If you’ve noticed your dealership’s fuel costs have been a little higher so far this summer, you’re not alone. According to the American Automobile Association (AAA), gas prices have been climbing over the past three months, and it’s possible the cost of fuel will be driven up even more.
In May, AAA reports that the national gas price average was $3.00 flat. It rose to $3.07 in June and through July climbed to $3.15. The price increase comes on the back of both increasing demand as the world regains more normal travel activity post-pandemic as well as depressed supply among oil-producing countries.
The IEA Oil Market Report – July 2021, points to world fuel demand that exceeds the oil supply. The supply side is climbing, just at a slower rate than demand so stores will be decreasing rather than stockpiling. Of course, it’s this trend where demand exceeds supply that prices increase, as dealers are well aware from other retail areas.
Fuel prices are also heavily influenced by the overall economy. AAA spokesperson Jeanette McGee said, “On average, motorists are paying 15 cents more to fill up since the beginning of May. August could prove to be even more expensive if crude oil prices increase, driven by market concerns of rising COVID case numbers and how that could negatively affect global demand in the near future.”
While 15 cents isn’t a huge factor for bustling dealerships, the trend has other implications in auto retail to consider.
Drivers could stretch it until fill-up
For non-affluent car owners who might struggle with day-to-day financial obligations, heightened fuel costs can motivate them to stretch out their fill-ups as long as possible, running the tank low before going to the gas station. However, AAA research recently points out that in-dash fuel economy monitors aren’t perfectly accurate. Results indicate that monitors may overestimate the distance to empty by as much as 6.4% or underestimate DTE by up to 2.8%.
Seldom will drivers actually run out of gas, but it can lead to mistrust in their vehicle tech. It’s a good practice to recommend that car owners only use the DTE as a guideline and refuel at ¼ tank to avoid frustration.
Not enough to convert to EV
Automotive headlines have been dominated by electric cars, but fuel prices elevated by just 15 cents will not be nearly enough to sway conventional car buyers into the EV realm. By and large, the automotive industry will continue to be a majority fossil fuel-powered at least through the rest of the decade, even with Biden’s non-hardline commitment to 50% EV sales by 2030.
Could gas prices cause fuel efficiency trend again?

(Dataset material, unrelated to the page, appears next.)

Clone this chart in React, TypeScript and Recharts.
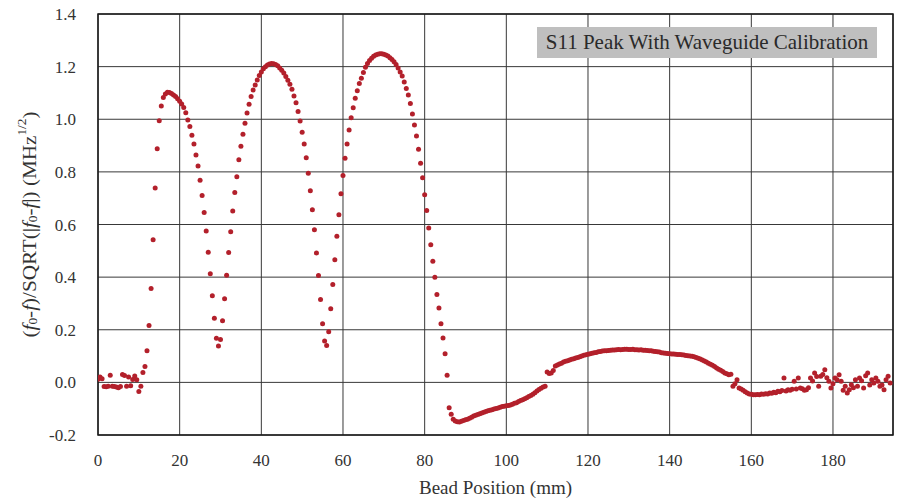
import React from 'react';
import {
  ScatterChart,
  Scatter,
  XAxis,
  YAxis,
  CartesianGrid,
  ReferenceArea,
  Label,
} from 'recharts';

// Bead positions are sampled every 0.5 mm, starting at 0 mm.
const POSITION_STEP_MM = 0.5;

// (f0-f)/SQRT(|f0-f|) values, one per bead position (0 mm .. 194 mm)
const shiftValues: number[] = [
  // 0 - 9.5
  0.012, 0.02, 0.014, -0.016, -0.017, -0.015, 0.027, -0.015, -0.016, -0.018,
  -0.02, -0.016, 0.03, 0.026, -0.015, 0.02, -0.013, 0.011, 0.024, 0.01,
  // 10 - 19.5
  -0.035, -0.015, 0.038, 0.06, 0.12, 0.216, 0.357, 0.542, 0.739, 0.888,
  0.994, 1.05, 1.083, 1.096, 1.103, 1.102, 1.098, 1.092, 1.086, 1.078,
  // 20 - 29.5
  1.068, 1.058, 1.045, 1.025, 0.997, 0.972, 0.939, 0.906, 0.864, 0.822,
  0.768, 0.71, 0.646, 0.575, 0.495, 0.413, 0.329, 0.244, 0.168, 0.138,
  // 30 - 39.5
  0.163, 0.234, 0.318, 0.407, 0.494, 0.572, 0.651, 0.722, 0.781, 0.846,
  0.897, 0.943, 0.985, 1.024, 1.057, 1.086, 1.111, 1.13, 1.149, 1.166,
  // 40 - 49.5
  1.18, 1.192, 1.2, 1.206, 1.21, 1.212, 1.211, 1.208, 1.203, 1.195,
  1.186, 1.176, 1.162, 1.148, 1.133, 1.114, 1.088, 1.063, 1.029, 0.993,
  // 50 - 59.5
  0.951, 0.906, 0.854, 0.795, 0.728, 0.656, 0.58, 0.492, 0.406, 0.315,
  0.223, 0.157, 0.14, 0.192, 0.28, 0.372, 0.466, 0.555, 0.637, 0.717,
  // 60 - 69.5
  0.786, 0.852, 0.906, 0.959, 1.006, 1.044, 1.08, 1.108, 1.136, 1.156,
  1.178, 1.198, 1.212, 1.223, 1.232, 1.239, 1.244, 1.247, 1.249, 1.249,
  // 70 - 79.5
  1.247, 1.244, 1.24, 1.234, 1.227, 1.219, 1.208, 1.195, 1.18, 1.164,
  1.142, 1.117, 1.092, 1.06, 1.02, 0.978, 0.936, 0.886, 0.833, 0.778,
  // 80 - 89.5
  0.713, 0.653, 0.587, 0.523, 0.46, 0.4, 0.334, 0.283, 0.223, 0.169,
  0.109, 0.027, -0.096, -0.121, -0.14, -0.147, -0.15, -0.151, -0.148, -0.145,
  // 90 - 99.5
  -0.142, -0.14, -0.136, -0.133, -0.128, -0.125, -0.122, -0.119, -0.116, -0.114,
  -0.111, -0.108, -0.106, -0.104, -0.101, -0.099, -0.097, -0.095, -0.092, -0.091,
  // 100 - 109.5
  -0.089, -0.088, -0.086, -0.083, -0.079, -0.077, -0.073, -0.069, -0.066, -0.062,
  -0.058, -0.054, -0.05, -0.045, -0.039, -0.033, -0.027, -0.022, -0.018, -0.015,
  // 110 - 119.5
  0.039, 0.034, 0.036, 0.045, 0.062, 0.066, 0.07, 0.073, 0.077, 0.08,
  0.082, 0.085, 0.088, 0.09, 0.093, 0.095, 0.097, 0.1, 0.103, 0.105,
  // 120 - 129.5
  0.107, 0.109, 0.111, 0.113, 0.114, 0.116, 0.117, 0.119, 0.12, 0.12,
  0.121, 0.122, 0.123, 0.123, 0.124, 0.125, 0.124, 0.125, 0.126, 0.126,
  // 130 - 139.5
  0.125, 0.125, 0.126, 0.124, 0.124, 0.123, 0.124, 0.122, 0.122, 0.121,
  0.12, 0.12, 0.118, 0.117, 0.116, 0.115, 0.113, 0.112, 0.111, 0.11,
  // 140 - 149.5
  0.109, 0.108, 0.108, 0.107, 0.106, 0.106, 0.105, 0.104, 0.102, 0.101,
  0.1, 0.099, 0.097, 0.095, 0.092, 0.089, 0.085, 0.081, 0.077, 0.073,
  // 150 - 159.5
  0.069, 0.065, 0.06, 0.055, 0.05, 0.046, 0.041, 0.036, 0.033, 0.029,
  0.031, -0.015, -0.005, 0.01, -0.021, -0.025, -0.03, -0.036, -0.04, -0.044,
  // 160 - 169.5
  -0.045, -0.047, -0.047, -0.046, -0.047, -0.044, -0.045, -0.043, -0.044, -0.04,
  -0.041, -0.038, -0.039, -0.034, -0.036, -0.031, 0.017, -0.033, -0.028, -0.03,
  // 170 - 179.5
  -0.026, 0.004, -0.025, 0.017, -0.021, -0.024, -0.03, -0.028, -0.02, 0.017,
  0.005, 0.036, 0.022, -0.015, 0.023, 0.03, 0.048, 0.018, 0.004, -0.021,
  // 180 - 189.5
  -0.005, 0.017, 0.01, 0.029, 0.004, -0.03, -0.015, -0.04, -0.028, -0.009,
  -0.02, 0.01, -0.015, 0.017, 0.006, -0.021, 0.025, 0.036, -0.01, 0.01,
  // 190 - 194
  -0.002, 0.017, 0.004, -0.015, -0.01, -0.028, 0.01, 0.023, -0.002,
];

const X_TICKS = [0, 20, 40, 60, 80, 100, 120, 140, 160, 180];
const Y_TICKS = [-0.2, 0, 0.2, 0.4, 0.6, 0.8, 1.0, 1.2, 1.4];
const X_DOMAIN: [number, number] = [0, 194.7];
const Y_DOMAIN: [number, number] = [-0.2, 1.4];

const TITLE = 'S11 Peak With Waveguide Calibration';
const X_LABEL = 'Bead Position (mm)';

const chartData = shiftValues.map((v, i) => ({ x: i * POSITION_STEP_MM, y: v }));

const FONT = '"Liberation Serif", "Times New Roman", serif';
const DOT_COLOR = '#b3202b';
const TEXT_COLOR = '#333333';

const Dot = (props: any) => {
  const { cx, cy } = props;
  if (cx == null || cy == null) return null;
  return <circle cx={cx} cy={cy} r={2.5} fill={DOT_COLOR} />;
};

const YLabelContent = (props: any) => {
  const vb = props.viewBox || { x: 0, y: 14, width: 98, height: 421 };
  const cx = 29;
  const cy = vb.y + vb.height / 2;
  return (
    <text
      x={cx}
      y={cy}
      transform={`rotate(-90 ${cx} ${cy})`}
      textAnchor="middle"
      dominantBaseline="central"
      fontFamily={FONT}
      fontSize={19}
      fill={TEXT_COLOR}
      textLength={226}
      lengthAdjust="spacingAndGlyphs"
    >
      <tspan>(</tspan>
      <tspan fontStyle="italic">f</tspan>
      <tspan fontSize={12} dy={4}>0</tspan>
      <tspan dy={-4}>-</tspan>
      <tspan fontStyle="italic">f</tspan>
      <tspan>)/SQRT(|</tspan>
      <tspan fontStyle="italic">f</tspan>
      <tspan fontSize={12} dy={4}>0</tspan>
      <tspan dy={-4}>-</tspan>
      <tspan fontStyle="italic">f</tspan>
      <tspan>|) (MHz</tspan>
      <tspan fontSize={12} dy={-7}>1/2</tspan>
      <tspan dy={7}>)</tspan>
    </text>
  );
};

export default function App() {
  return (
    <div style={{ position: 'absolute', left: 0, top: 0, width: 906, height: 500, background: '#ffffff' }}>
      <ScatterChart
        width={906}
        height={500}
        margin={{ top: 14, right: 13, bottom: 0, left: 0 }}
      >
        <CartesianGrid stroke="#383838" strokeWidth={1} />
        <XAxis
          type="number"
          dataKey="x"
          domain={X_DOMAIN}
          ticks={X_TICKS}
          allowDataOverflow
          interval={0}
          tickLine={false}
          axisLine={false}
          tickSize={0}
          tickMargin={18.5}
          height={65}
          tick={{ fontSize: 17, fill: TEXT_COLOR, fontFamily: FONT }}
        >
          <Label
            value={X_LABEL}
            position="insideBottom"
            offset={6}
            style={{ fontSize: 19, fill: TEXT_COLOR, fontFamily: FONT }}
          />
        </XAxis>
        <YAxis
          type="number"
          dataKey="y"
          domain={Y_DOMAIN}
          ticks={Y_TICKS}
          allowDataOverflow
          interval={0}
          tickLine={false}
          axisLine={false}
          tickSize={0}
          tickMargin={22}
          width={98}
          tickFormatter={(v: number) => v.toFixed(1)}
          tick={{ fontSize: 17, fill: TEXT_COLOR, fontFamily: FONT }}
        >
          <Label content={YLabelContent} />
        </YAxis>
        <ReferenceArea
          x1={X_DOMAIN[0]}
          x2={X_DOMAIN[1]}
          y1={Y_DOMAIN[0]}
          y2={Y_DOMAIN[1]}
          fill="none"
          stroke="#1a1a1a"
          strokeWidth={1.5}
        />
        <Scatter data={chartData} fill={DOT_COLOR} shape={Dot} isAnimationActive={false} />
      </ScatterChart>
      <div
        style={{
          position: 'absolute',
          left: 537,
          top: 27,
          width: 340,
          height: 31,
          background: '#bfbfbf',
          color: '#2a2a2a',
          fontFamily: FONT,
          fontSize: 21,
          lineHeight: '31px',
          textAlign: 'center',
          whiteSpace: 'nowrap',
        }}
      >
        {TITLE}
      </div>
    </div>
  );
}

However, if the gas prices continue to rise through the rest of Q3 2021, dealerships could see a shift away from larger vehicles like full-size pickup trucks and large SUVs to compacts and midsize crossovers. Where carmakers have been pushing production for their higher-grossing large vehicles, it could result in gaps on dealer lots for more fuel-conscious models.
Fuel prices are a long way from the $4.00-plus prices seen in the Great Recession and the 2011-2012 surge that nearly broke the $4 mark also. But it’s also nearly $1 more than one year ago. Adding one-third to a vehicle owner’s fuel costs can certainly make them reconsider how much they drive as well as the model they’ve chosen.
As dealers order inventory, it pays to be mindful of fuel trends as an influence on which models to stock up on.